### Task prompt
Where a line holds the string "this", return that line.

### Supplied records
□ □ □ □ □ □ □

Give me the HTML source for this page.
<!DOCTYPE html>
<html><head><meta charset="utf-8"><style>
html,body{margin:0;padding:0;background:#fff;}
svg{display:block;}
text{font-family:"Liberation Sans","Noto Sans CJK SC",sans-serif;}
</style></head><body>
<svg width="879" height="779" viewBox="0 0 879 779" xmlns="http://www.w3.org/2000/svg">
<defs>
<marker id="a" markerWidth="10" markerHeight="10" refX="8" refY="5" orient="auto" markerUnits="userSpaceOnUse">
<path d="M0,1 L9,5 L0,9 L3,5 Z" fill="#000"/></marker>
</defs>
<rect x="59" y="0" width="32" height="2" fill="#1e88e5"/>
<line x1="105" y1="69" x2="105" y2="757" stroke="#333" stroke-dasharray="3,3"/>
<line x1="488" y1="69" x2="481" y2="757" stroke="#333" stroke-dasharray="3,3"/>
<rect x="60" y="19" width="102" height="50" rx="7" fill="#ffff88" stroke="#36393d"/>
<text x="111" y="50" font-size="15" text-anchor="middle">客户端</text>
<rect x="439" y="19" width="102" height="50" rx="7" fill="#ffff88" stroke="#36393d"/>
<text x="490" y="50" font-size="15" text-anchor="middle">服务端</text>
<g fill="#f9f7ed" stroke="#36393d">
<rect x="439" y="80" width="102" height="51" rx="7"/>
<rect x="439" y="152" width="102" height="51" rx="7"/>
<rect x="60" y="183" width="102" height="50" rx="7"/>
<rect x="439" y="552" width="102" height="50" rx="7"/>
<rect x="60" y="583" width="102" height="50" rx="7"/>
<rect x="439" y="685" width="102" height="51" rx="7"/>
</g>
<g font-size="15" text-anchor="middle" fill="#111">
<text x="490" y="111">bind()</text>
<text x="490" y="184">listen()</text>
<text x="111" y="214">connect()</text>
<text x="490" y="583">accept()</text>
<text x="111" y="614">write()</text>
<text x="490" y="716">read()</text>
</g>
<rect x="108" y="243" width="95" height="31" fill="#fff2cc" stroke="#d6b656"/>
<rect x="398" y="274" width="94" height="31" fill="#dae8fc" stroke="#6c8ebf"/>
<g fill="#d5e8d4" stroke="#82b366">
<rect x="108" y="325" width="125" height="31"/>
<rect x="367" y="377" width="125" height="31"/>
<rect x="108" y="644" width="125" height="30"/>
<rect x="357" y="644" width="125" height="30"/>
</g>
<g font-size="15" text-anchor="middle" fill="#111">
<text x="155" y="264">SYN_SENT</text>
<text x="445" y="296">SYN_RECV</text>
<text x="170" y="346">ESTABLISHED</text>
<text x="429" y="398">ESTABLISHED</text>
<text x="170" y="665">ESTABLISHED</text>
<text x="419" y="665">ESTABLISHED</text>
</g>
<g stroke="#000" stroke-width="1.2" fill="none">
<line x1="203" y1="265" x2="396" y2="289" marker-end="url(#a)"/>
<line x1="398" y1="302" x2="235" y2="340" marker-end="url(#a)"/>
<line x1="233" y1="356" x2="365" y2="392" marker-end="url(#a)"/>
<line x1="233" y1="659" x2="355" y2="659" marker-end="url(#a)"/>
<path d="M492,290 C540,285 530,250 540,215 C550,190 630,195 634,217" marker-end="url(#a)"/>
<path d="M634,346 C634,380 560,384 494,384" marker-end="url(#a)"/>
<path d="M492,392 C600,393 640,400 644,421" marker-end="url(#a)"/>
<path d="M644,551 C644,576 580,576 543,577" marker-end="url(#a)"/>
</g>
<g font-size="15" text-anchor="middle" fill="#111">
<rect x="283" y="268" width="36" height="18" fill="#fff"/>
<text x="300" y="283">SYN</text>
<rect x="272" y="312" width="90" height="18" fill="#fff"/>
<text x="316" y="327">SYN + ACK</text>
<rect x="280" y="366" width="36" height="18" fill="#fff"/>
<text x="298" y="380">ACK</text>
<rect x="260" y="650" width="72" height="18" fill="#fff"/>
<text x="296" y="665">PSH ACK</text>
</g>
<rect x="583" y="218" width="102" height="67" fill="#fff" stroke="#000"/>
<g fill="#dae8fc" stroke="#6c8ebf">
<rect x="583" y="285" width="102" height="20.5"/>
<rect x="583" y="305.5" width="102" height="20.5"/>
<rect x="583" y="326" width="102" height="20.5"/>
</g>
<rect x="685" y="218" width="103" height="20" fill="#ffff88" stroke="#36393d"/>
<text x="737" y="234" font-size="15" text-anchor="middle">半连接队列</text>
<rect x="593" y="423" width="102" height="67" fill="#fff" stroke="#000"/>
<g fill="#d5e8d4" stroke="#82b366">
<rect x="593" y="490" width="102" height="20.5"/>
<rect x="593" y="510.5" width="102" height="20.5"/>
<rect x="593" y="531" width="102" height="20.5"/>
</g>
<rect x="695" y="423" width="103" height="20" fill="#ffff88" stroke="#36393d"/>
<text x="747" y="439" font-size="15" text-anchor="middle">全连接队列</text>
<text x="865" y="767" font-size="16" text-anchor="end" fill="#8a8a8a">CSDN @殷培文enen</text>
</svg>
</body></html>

□ □ □ □ □ □ □

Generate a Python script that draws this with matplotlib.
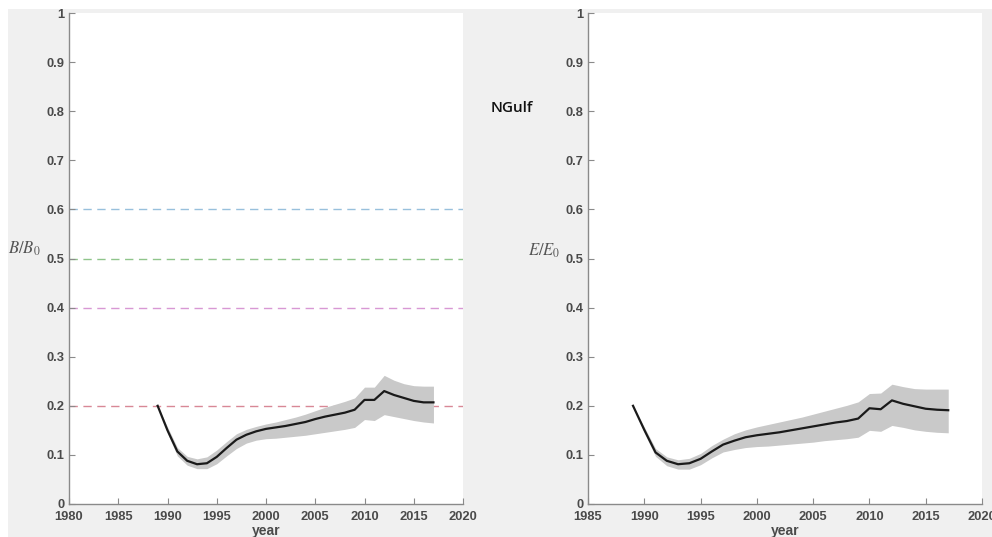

□ □ □ □ □ □ □

### Output below
Give me the HTML source for this page.
Generate a Python script that draws this with matplotlib.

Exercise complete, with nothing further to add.